--- DATA SEGMENT ---
Start
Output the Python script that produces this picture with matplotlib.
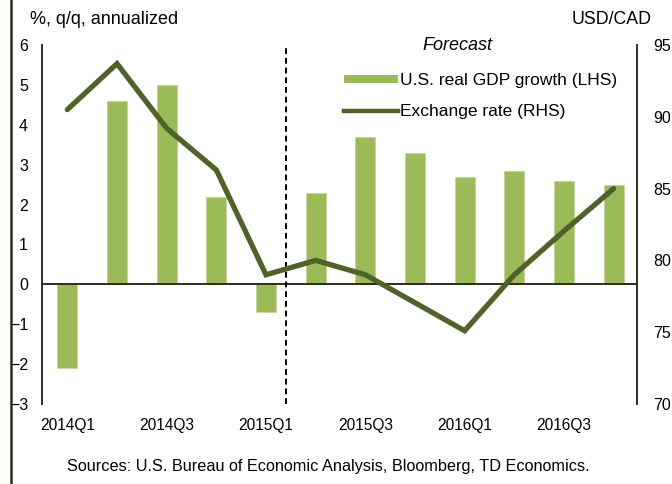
import matplotlib
matplotlib.use("Agg")
import matplotlib.pyplot as plt
from matplotlib.lines import Line2D
from matplotlib.patches import Patch

plt.rcParams['font.family'] = ['Liberation Sans', 'DejaVu Sans']

quarters = ["2014Q1", "2014Q2", "2014Q3", "2014Q4", "2015Q1", "2015Q2",
            "2015Q3", "2015Q4", "2016Q1", "2016Q2", "2016Q3", "2016Q4"]
gdp_growth = [-2.1, 4.6, 5.0, 2.2, -0.7, 2.3, 3.7, 3.3, 2.7, 2.85, 2.6, 2.5]
exchange_rate = [90.5, 93.7, 89.2, 86.3, 79.0, 80.0, 79.0, 77.05, 75.1, 79.0, 82.05, 85.0]
tick_labels = ["2014Q1", "2014Q3", "2015Q1", "2015Q3", "2016Q1", "2016Q3"]
forecast_start = 4.4

bar_color = "#9BBB59"
line_color = "#4F6228"
axis_color = "#2B2F1E"

fig = plt.figure(figsize=(6.72, 4.84), dpi=100)
ax = fig.add_axes([42/672, 1-404/484, (637-42)/672, (404-45)/484])
ax2 = ax.twinx()

x = list(range(len(quarters)))
ax.bar(x, gdp_growth, width=0.4, color=bar_color, edgecolor="#C3D69B", linewidth=0.6, zorder=2)
ax.axhline(0, color=axis_color, lw=1.4, zorder=3)
ax.axvline(forecast_start, color="black", lw=1.4, ls=(0, (3, 2)), zorder=3)

ax2.plot(x, exchange_rate, color=line_color, lw=3.8, solid_capstyle="round",
         solid_joinstyle="miter", zorder=4)

ax.set_xlim(-0.51, 11.47)
ax.set_ylim(-3, 6)
ax2.set_ylim(70, 95)
ax.set_yticks(range(-3, 7))
ax2.set_yticks(range(70, 96, 5))
ax.set_xticks([quarters.index(t) for t in tick_labels])
ax.set_xticklabels(tick_labels)

for a in (ax, ax2):
    a.spines['top'].set_visible(False)
    a.spines['bottom'].set_visible(False)
    a.spines['left'].set_color(axis_color)
    a.spines['right'].set_color(axis_color)
    a.spines['left'].set_linewidth(1.4)
    a.spines['right'].set_linewidth(1.4)
ax.spines['right'].set_visible(False)
ax2.spines['left'].set_visible(False)

ax.tick_params(axis='y', length=0, pad=10, labelsize=11.5)
ax2.tick_params(axis='y', length=0, pad=11.5, labelsize=11.5)
ax.tick_params(axis='x', length=0, pad=10, labelsize=11.2)

fig.text(30/672, 1-20/484, "%, q/q, annualized", fontsize=13, ha="left", va="center")
fig.text(652/672, 1-20/484, "USD/CAD", fontsize=12.8, ha="right", va="center")
fig.text(457/672, 1-45/484, "Forecast", fontsize=13, style="italic", ha="center", va="center")
fig.text(328/672, 1-467/484, "Sources: U.S. Bureau of Economic Analysis, Bloomberg, TD Economics.",
         fontsize=11.7, ha="center", va="center")

handles = [Patch(facecolor=bar_color, edgecolor="none"),
           Line2D([0], [0], color=line_color, lw=3.2)]
labels = ["U.S. real GDP growth (LHS)", "Exchange rate (RHS)"]
fig.legend(handles, labels, loc="upper left", bbox_to_anchor=(337/672, 1-66/484),
           frameon=False, fontsize=12.5, handlelength=3.1, handleheight=0.3,
           handletextpad=0.15, labelspacing=0.92, borderaxespad=0)

fig.add_artist(Line2D([11/672, 11/672], [0, 1], transform=fig.transFigure,
                      color=axis_color, lw=1.8))

fig.savefig("out.png", dpi=100)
End
Repeat only the lines between the start of the data and the line with "forecast_start = 4.4", including those two lines, and skip the pictures.

--- FINISHED TASK ---
Output the Python script that produces this picture with matplotlib.
import matplotlib
matplotlib.use("Agg")
import matplotlib.pyplot as plt
from matplotlib.lines import Line2D
from matplotlib.patches import Patch

plt.rcParams['font.family'] = ['Liberation Sans', 'DejaVu Sans']

quarters = ["2014Q1", "2014Q2", "2014Q3", "2014Q4", "2015Q1", "2015Q2",
            "2015Q3", "2015Q4", "2016Q1", "2016Q2", "2016Q3", "2016Q4"]
gdp_growth = [-2.1, 4.6, 5.0, 2.2, -0.7, 2.3, 3.7, 3.3, 2.7, 2.85, 2.6, 2.5]
exchange_rate = [90.5, 93.7, 89.2, 86.3, 79.0, 80.0, 79.0, 77.05, 75.1, 79.0, 82.05, 85.0]
tick_labels = ["2014Q1", "2014Q3", "2015Q1", "2015Q3", "2016Q1", "2016Q3"]
forecast_start = 4.4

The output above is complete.